Phillips is outspoken about the naiveté of Western intellectuals toward the ascent of Islamism in Europe. Her book explores the battle of ideas between advocates for Islam and their secular opponents, the international criminalization of Israel, and the leftist-Islamic alliance in building a Muslim proletariat. It also touches on the decimation of the few remaining pockets of Christianity in the Middle East.

Phillips sometimes trains her sights erratically, taking aim at relatively harmless targets. The author has sarcastic fun with the handful of Hollywood celebrities who have been exploring, if only superficially, the secrets of Jewish mysticism, but what harm has Madonna, a well meaning though not overly educated chanteuse, done to Judaism, or to the West, or to anything else? There is also something schoolmarmish about passages in which she takes the West to task for its insufficient religious piety, gratuitously alienating secular readers.
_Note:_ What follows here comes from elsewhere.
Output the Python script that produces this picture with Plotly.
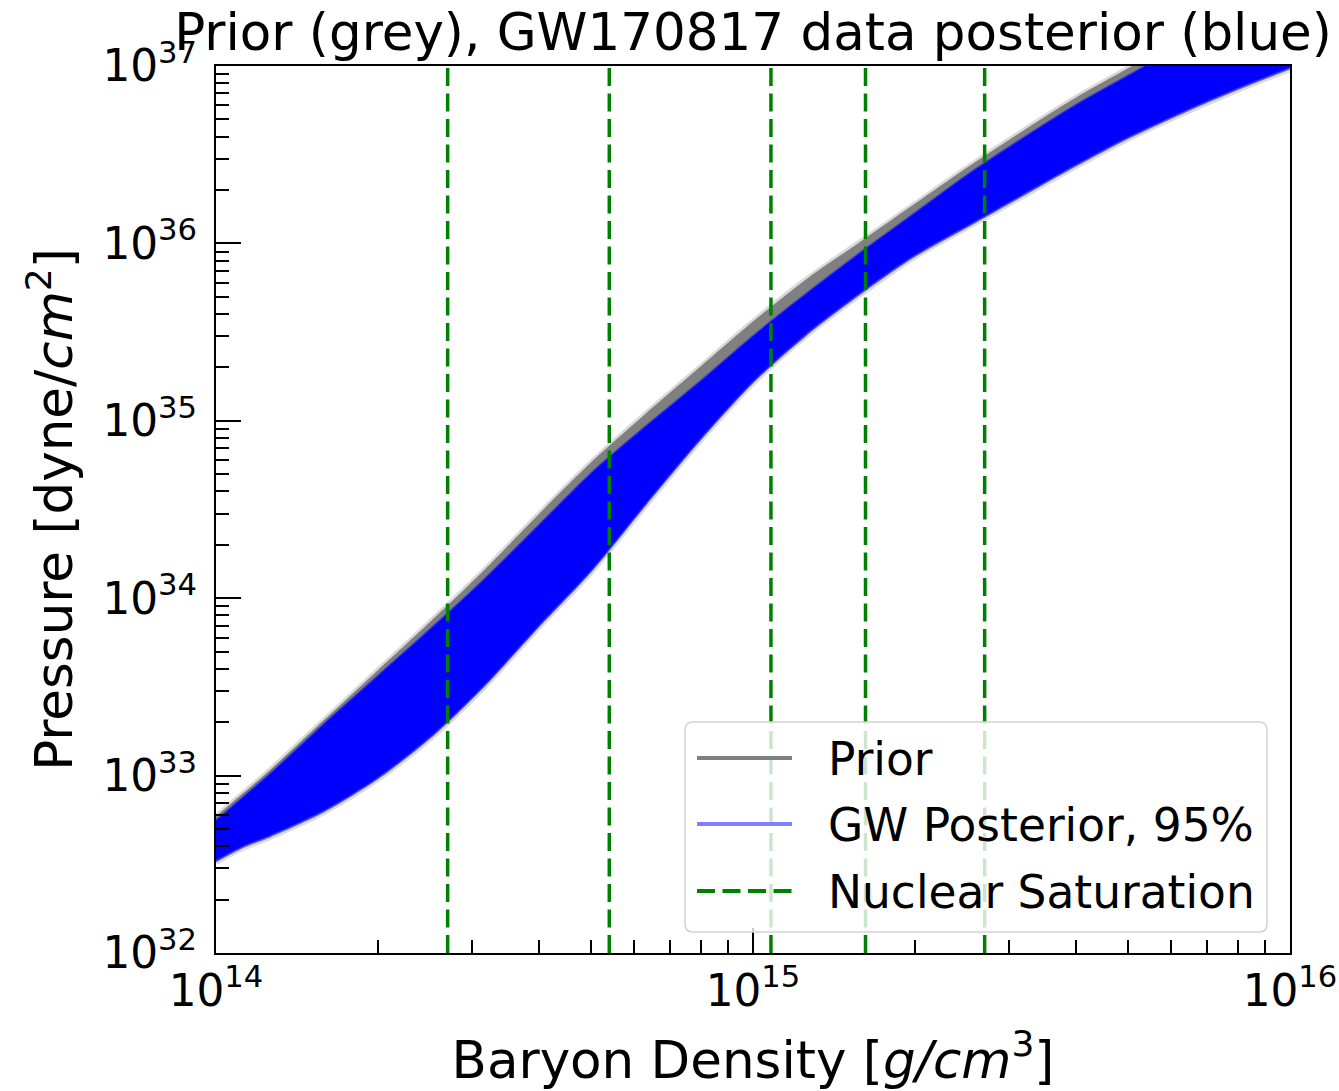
import numpy as np
import plotly.graph_objects as go

# ---------------- data (log10 values) ----------------
log_density = [14.0, 14.05, 14.1, 14.2, 14.3, 14.4, 14.5, 14.6, 14.7, 14.8, 14.9,
               15.0, 15.1, 15.2, 15.3, 15.4, 15.5, 15.6, 15.7, 15.8, 15.9, 16.0]

# GW posterior (95%) envelope, log10 pressure
post_upper = [32.75, 32.88, 33.01, 33.29, 33.56, 33.83, 34.11, 34.41, 34.71, 34.97, 35.22,
              35.48, 35.72, 35.95, 36.17, 36.39, 36.59, 36.78, 36.95, 37.12, 37.28, 37.43]
post_lower = [32.52, 32.60, 32.66, 32.80, 32.985, 33.22, 33.51, 33.84, 34.16, 34.53, 34.89,
              35.22, 35.49, 35.72, 35.93, 36.10, 36.27, 36.44, 36.60, 36.74, 36.87, 36.99]

# prior envelope, log10 pressure
prior_upper = [32.77, 32.90, 33.03, 33.31, 33.59, 33.87, 34.16, 34.47, 34.77, 35.04, 35.30,
               35.56, 35.80, 36.01, 36.22, 36.43, 36.63, 36.82, 36.99, 37.16, 37.32, 37.47]
prior_lower = [32.51, 32.59, 32.65, 32.79, 32.975, 33.21, 33.50, 33.83, 34.15, 34.52, 34.88,
               35.21, 35.48, 35.71, 35.92, 36.09, 36.26, 36.43, 36.59, 36.73, 36.86, 36.98]

n_sat = 2.7e14
sat_multiples = [1, 2, 4, 6, 10]

x_range = [14, 16.00001]
y_range = [32, 37.00001]

title_text = "Prior (grey), GW170817 data posterior (blue)"
x_title = "Baryon Density [<i>g/cm</i><sup>3</sup>]"
y_title = "Pressure [dyne/<i>cm</i><sup>2</sup>]"
legend_labels = ["Prior", "GW Posterior, 95%", "Nuclear Saturation"]

# ---------------- figure ----------------
FONT = "DejaVu Sans"
dens = [10.0 ** v for v in log_density]

def to_p(vals):
    return [10.0 ** v for v in vals]

fig = go.Figure()

def add_band(upper, lower, fillcolor, edgecolor, edgewidth):
    fig.add_trace(go.Scatter(x=dens, y=to_p(lower), mode="lines",
                             line=dict(color=edgecolor, width=edgewidth,
                                       shape="spline", smoothing=0.8),
                             hoverinfo="skip", showlegend=False))
    fig.add_trace(go.Scatter(x=dens, y=to_p(upper), mode="lines", fill="tonexty",
                             fillcolor=fillcolor,
                             line=dict(color=edgecolor, width=edgewidth,
                                       shape="spline", smoothing=0.8),
                             hoverinfo="skip", showlegend=False))

# prior band (grey), then GW posterior band (blue)
add_band(prior_upper, prior_lower, "rgb(128,128,128)", "rgba(128,128,128,0.3)", 5)
add_band(post_upper, post_lower, "rgb(0,0,255)", "rgba(40,40,255,0.5)", 2)

# nuclear saturation lines
for m in sat_multiples:
    v = n_sat * m
    fig.add_trace(go.Scatter(x=[v, v], y=[10.0 ** 32, 10.0 ** 37],
                             mode="lines",
                             line=dict(color="rgb(0,128,0)", width=3.5, dash="18px,7.5px"),
                             hoverinfo="skip", showlegend=False))

# ---------------- layout ----------------
W, H = 1339, 1091
ml, mr, mt, mb = 216, 49, 66, 138

axis_common = dict(
    type="log", dtick=1, exponentformat="power", showexponent="all",
    showline=True, linecolor="black", linewidth=2, mirror=True,
    ticks="inside", ticklen=25, tickwidth=2, tickcolor="black",
    minor=dict(ticks="inside", ticklen=13, tickwidth=1.6, tickcolor="black",
               dtick="D1", showgrid=False),
    showgrid=False, zeroline=False, automargin=False,
    tickfont=dict(family=FONT, size=35, color="black"),
)

fig.update_layout(
    width=W, height=H,
    margin=dict(l=ml, r=mr, t=mt, b=mb, pad=0, autoexpand=False),
    paper_bgcolor="white", plot_bgcolor="white",
    font=dict(family=FONT, color="black"),
    title=dict(text=title_text, x=0.5, xref="paper", xanchor="center",
               y=1 - 32 / H, yref="container", yanchor="middle",
               font=dict(family=FONT, size=51.5, color="black")),
    xaxis=dict(range=x_range, **axis_common,
               title=dict(text=x_title, font=dict(family=FONT, size=51.5), standoff=27)),
    yaxis=dict(range=y_range, **axis_common, ticklabelstandoff=10,
               title=dict(text=y_title, font=dict(family=FONT, size=51.5), standoff=13)),
    showlegend=False,
)

# ---------------- manual legend (matplotlib style) ----------------
pw, ph = W - ml - mr, H - mt - mb
def fx(p):
    return (p - ml) / pw
def fy(p):
    return (H - mb - p) / ph

x0, x1, y0, y1 = fx(685), fx(1267), fy(932), fy(722)
rx, ry = 8 / pw, 8 / ph
path = (f"M {x0+rx},{y0} L {x1-rx},{y0} Q {x1},{y0} {x1},{y0+ry} "
        f"L {x1},{y1-ry} Q {x1},{y1} {x1-rx},{y1} L {x0+rx},{y1} "
        f"Q {x0},{y1} {x0},{y1-ry} L {x0},{y0+ry} Q {x0},{y0} {x0+rx},{y0} Z")
fig.add_shape(type="path", path=path, xref="paper", yref="paper", layer="above",
              fillcolor="rgba(255,255,255,0.8)", line=dict(color="rgb(210,210,210)", width=1.5))

leg_styles = [dict(color="rgb(128,128,128)", width=4),
              dict(color="rgb(128,128,255)", width=4),
              dict(color="rgb(0,128,0)", width=4, dash="18px,7.5px")]
leg_rows = [758, 824, 891]
for lab, st, r in zip(legend_labels, leg_styles, leg_rows):
    fig.add_shape(type="line", xref="paper", yref="paper", layer="above",
                  x0=fx(697), x1=fx(792), y0=fy(r), y1=fy(r), line=st)
    fig.add_annotation(text=lab, xref="paper", yref="paper", x=fx(826), y=fy(r + 1),
                       xanchor="left", yanchor="middle", showarrow=False,
                       font=dict(family=FONT, size=45.5, color="black"))

fig.write_html("out.html")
The World Turned Upside Down is informative but a slower read than Londonistan, perhaps because of its broader focus, perhaps because the author clearly did her homework: Each of the chapters is fully footnoted with an average of forty-five to fifty citations. These shortcomings aside, Phillips's book shines with her intellectual integrity. A conservative who left the trendy leftism of her 1960s youth, she is an English Jew who refuses to take refuge in anti-Zionism to prove her independent credentials. For these and other reasons, Phillips is largely an outsider in European intellectual circles.

[1] See "Brief Reviews, Londonistan," Middle East Quarterly, Fall 2007, p. 83.